**What the task asks**.
Work through the data below and give the number of lines holding "matplotlib", nothing more.

---*---

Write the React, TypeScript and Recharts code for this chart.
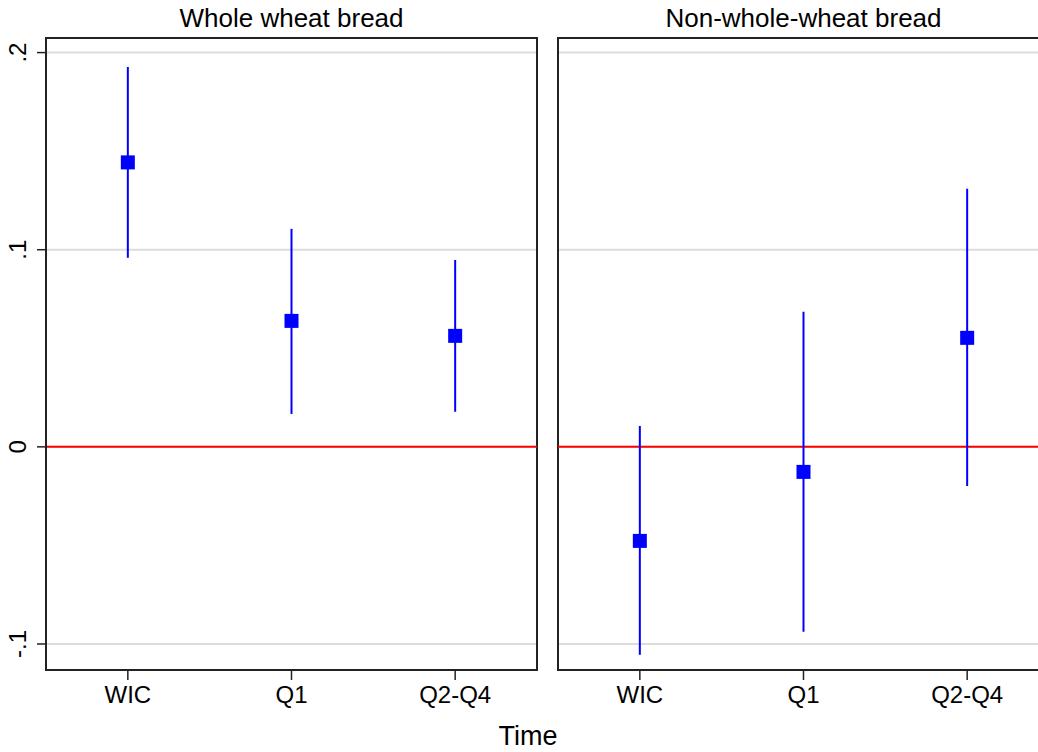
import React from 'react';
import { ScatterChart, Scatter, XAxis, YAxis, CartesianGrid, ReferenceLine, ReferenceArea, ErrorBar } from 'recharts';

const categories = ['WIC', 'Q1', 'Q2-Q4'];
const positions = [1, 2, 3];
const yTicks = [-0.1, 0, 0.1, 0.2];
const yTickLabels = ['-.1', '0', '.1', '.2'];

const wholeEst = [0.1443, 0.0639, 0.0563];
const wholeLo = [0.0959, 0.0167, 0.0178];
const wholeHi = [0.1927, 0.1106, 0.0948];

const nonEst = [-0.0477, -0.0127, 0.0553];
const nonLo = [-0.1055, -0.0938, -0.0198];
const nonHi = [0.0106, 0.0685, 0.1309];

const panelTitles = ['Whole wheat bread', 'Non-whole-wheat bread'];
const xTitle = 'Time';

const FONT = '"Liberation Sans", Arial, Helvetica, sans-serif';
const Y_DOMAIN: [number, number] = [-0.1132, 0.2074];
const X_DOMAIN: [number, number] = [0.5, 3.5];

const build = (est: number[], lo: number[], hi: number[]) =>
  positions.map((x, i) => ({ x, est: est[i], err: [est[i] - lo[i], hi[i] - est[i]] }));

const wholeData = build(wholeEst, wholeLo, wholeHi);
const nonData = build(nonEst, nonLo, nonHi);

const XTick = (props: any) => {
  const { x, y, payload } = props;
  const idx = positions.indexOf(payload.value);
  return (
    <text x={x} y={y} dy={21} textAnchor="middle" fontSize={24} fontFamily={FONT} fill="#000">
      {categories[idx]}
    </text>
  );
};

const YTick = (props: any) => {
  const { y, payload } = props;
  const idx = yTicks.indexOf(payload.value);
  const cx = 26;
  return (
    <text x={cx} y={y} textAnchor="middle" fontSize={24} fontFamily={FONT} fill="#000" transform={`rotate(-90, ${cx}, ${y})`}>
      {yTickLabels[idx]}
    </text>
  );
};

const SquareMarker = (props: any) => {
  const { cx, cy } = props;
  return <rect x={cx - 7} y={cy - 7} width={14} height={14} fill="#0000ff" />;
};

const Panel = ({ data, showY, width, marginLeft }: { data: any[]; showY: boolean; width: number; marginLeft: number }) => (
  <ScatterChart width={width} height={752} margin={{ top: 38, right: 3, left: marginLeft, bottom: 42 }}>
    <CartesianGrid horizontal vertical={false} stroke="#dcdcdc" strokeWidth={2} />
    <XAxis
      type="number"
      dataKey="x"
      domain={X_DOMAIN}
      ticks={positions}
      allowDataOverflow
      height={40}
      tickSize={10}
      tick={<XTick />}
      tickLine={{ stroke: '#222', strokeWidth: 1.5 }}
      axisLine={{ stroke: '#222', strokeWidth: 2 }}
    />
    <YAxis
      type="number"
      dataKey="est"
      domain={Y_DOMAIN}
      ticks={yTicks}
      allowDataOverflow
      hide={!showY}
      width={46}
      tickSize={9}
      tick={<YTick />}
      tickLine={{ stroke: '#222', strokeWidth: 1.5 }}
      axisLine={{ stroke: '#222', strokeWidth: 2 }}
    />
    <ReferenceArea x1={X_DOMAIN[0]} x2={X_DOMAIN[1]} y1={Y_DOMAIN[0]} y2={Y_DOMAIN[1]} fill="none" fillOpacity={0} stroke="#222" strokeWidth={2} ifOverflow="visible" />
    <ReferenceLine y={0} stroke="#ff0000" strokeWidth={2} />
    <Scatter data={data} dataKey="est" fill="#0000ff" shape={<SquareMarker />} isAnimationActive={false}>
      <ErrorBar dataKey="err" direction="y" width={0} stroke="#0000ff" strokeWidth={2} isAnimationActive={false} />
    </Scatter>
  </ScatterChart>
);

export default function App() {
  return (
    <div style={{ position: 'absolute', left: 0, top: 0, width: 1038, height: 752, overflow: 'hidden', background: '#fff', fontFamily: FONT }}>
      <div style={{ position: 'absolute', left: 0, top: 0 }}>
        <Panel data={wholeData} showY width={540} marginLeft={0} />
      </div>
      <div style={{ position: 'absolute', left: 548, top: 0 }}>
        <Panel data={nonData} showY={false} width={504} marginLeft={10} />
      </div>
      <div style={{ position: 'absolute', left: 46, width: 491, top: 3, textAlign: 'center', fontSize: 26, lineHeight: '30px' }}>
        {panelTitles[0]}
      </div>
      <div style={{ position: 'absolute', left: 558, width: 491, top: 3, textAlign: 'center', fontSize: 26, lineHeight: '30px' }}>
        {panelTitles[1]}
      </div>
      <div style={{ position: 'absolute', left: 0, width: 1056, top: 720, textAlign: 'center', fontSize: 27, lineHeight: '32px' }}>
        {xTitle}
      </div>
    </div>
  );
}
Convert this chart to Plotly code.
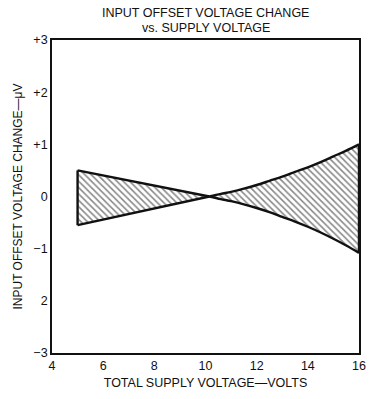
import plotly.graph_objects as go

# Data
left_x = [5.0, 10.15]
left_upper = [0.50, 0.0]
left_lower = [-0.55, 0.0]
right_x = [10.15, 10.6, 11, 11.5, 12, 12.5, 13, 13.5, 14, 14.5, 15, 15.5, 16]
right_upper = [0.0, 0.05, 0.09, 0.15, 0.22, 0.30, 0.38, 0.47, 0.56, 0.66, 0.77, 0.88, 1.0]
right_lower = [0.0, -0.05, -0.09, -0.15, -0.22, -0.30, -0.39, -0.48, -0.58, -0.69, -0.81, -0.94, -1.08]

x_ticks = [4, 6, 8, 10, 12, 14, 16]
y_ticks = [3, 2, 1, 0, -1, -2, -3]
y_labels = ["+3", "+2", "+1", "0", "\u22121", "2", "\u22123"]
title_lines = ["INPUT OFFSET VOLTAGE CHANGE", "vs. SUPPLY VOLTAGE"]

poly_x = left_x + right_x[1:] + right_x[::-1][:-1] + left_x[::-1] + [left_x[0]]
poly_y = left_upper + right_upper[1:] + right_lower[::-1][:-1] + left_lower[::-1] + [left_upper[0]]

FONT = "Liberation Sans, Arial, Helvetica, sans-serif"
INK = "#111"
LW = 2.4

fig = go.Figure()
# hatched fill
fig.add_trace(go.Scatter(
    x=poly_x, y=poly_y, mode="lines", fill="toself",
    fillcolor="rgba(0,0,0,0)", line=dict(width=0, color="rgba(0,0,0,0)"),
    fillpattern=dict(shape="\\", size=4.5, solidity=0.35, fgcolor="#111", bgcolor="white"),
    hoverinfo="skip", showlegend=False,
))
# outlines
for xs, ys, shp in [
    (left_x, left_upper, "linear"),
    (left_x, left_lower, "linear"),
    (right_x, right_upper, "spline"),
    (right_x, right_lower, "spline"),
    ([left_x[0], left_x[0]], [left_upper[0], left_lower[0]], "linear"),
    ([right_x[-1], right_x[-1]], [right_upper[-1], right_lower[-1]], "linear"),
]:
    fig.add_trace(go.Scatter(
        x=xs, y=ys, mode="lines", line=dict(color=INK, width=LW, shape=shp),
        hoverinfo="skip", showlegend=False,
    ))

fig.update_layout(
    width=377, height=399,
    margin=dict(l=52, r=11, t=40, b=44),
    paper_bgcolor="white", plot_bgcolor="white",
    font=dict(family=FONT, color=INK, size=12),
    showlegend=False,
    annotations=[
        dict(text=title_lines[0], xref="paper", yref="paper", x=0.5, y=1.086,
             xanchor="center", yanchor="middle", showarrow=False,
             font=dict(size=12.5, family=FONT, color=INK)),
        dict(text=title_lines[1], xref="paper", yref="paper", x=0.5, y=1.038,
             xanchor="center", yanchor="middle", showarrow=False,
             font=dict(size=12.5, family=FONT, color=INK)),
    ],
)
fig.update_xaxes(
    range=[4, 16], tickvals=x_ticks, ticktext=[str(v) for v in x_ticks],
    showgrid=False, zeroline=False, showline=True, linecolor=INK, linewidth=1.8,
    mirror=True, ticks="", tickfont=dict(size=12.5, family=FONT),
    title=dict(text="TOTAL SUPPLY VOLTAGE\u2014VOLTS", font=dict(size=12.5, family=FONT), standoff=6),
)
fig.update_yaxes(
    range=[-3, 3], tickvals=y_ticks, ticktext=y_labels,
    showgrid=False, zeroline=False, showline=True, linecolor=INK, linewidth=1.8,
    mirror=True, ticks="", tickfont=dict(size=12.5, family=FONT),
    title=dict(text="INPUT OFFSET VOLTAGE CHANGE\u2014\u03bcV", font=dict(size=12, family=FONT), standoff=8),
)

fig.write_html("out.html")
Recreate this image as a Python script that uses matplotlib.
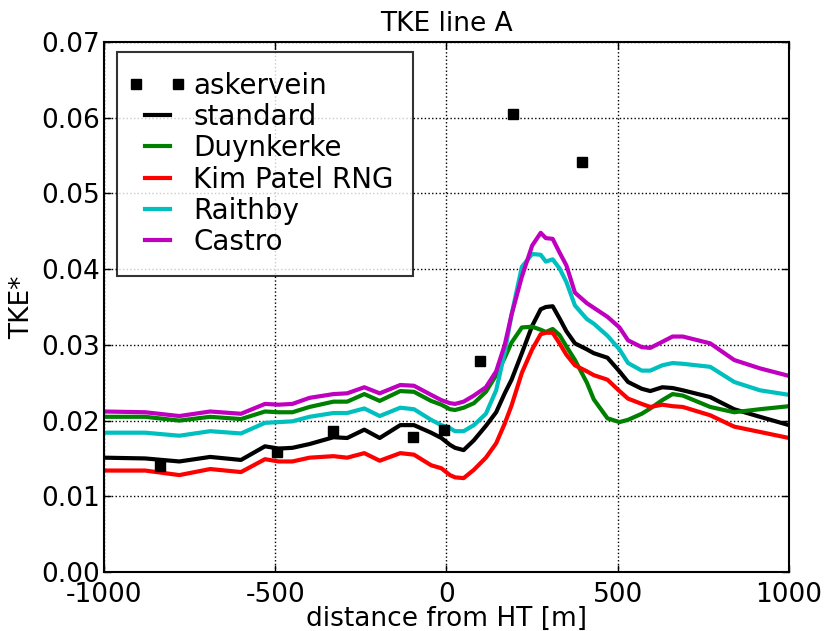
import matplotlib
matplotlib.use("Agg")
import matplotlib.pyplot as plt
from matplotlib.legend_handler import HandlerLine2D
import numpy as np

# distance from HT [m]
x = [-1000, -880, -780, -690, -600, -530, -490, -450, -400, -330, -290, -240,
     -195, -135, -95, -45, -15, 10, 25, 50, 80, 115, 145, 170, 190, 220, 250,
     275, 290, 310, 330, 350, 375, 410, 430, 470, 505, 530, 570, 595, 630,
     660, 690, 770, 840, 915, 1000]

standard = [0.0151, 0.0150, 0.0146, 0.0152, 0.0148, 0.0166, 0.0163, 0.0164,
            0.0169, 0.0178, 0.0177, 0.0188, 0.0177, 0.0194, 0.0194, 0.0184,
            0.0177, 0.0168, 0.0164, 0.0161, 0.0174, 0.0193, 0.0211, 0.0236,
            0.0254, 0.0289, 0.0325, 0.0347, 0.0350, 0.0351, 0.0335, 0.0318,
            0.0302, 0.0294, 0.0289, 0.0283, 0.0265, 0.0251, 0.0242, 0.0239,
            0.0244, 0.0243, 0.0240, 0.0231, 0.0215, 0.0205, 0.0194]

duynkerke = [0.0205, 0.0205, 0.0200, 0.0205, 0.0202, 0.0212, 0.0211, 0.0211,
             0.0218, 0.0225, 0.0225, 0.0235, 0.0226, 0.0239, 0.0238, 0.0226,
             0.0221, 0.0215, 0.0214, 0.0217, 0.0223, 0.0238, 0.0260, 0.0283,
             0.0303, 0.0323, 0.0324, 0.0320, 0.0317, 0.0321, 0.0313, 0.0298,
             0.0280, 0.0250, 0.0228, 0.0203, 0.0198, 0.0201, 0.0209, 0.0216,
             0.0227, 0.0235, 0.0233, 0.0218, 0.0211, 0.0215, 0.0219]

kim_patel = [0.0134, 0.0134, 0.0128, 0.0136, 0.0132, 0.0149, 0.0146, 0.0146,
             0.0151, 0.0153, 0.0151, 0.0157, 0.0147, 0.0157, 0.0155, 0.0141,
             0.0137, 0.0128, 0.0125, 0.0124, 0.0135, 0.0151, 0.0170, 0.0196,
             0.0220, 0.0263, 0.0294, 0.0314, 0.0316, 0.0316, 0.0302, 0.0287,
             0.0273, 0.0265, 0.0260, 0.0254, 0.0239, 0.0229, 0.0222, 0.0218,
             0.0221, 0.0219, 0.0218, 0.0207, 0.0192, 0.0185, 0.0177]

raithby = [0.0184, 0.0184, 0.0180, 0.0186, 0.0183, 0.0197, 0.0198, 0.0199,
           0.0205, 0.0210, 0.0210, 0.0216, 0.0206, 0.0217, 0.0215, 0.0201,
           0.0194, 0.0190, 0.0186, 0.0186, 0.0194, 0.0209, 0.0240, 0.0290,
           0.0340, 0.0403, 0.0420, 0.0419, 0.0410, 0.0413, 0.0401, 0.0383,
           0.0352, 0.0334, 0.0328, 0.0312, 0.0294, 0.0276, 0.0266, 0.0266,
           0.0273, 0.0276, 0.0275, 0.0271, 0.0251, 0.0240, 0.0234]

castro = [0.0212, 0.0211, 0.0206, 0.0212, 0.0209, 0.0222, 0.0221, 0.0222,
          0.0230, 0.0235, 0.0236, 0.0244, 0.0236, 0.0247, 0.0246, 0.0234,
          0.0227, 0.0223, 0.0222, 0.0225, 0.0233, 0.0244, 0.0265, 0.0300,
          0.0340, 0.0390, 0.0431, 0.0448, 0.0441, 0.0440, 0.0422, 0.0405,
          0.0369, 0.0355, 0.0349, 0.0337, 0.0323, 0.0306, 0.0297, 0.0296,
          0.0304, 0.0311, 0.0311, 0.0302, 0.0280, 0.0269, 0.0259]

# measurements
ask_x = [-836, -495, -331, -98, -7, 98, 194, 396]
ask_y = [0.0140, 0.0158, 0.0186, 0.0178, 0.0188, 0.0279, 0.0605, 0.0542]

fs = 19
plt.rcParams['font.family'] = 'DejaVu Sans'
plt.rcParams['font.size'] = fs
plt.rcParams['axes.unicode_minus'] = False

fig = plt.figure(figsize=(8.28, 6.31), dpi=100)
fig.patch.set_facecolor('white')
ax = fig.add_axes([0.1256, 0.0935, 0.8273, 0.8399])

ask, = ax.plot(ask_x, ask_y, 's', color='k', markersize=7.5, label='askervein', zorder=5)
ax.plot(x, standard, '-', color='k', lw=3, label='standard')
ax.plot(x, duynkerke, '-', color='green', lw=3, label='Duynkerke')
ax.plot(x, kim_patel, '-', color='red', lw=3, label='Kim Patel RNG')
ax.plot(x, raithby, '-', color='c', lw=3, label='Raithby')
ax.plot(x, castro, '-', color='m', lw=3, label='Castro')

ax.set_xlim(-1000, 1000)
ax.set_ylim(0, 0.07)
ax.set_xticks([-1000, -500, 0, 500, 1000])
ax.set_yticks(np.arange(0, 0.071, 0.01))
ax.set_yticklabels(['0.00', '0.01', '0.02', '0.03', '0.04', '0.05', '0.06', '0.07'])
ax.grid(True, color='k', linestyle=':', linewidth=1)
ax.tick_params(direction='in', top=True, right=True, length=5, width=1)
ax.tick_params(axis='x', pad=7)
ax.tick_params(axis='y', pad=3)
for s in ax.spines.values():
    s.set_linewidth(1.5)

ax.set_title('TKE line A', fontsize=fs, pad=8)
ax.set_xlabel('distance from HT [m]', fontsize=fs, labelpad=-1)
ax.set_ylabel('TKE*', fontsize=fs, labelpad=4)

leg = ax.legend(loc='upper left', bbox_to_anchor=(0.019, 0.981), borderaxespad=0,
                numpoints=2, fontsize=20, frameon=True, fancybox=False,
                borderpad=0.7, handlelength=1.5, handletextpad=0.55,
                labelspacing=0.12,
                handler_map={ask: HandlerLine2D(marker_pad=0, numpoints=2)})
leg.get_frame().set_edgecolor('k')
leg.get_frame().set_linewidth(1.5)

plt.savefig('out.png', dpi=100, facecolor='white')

---*---

**Task solution**.
5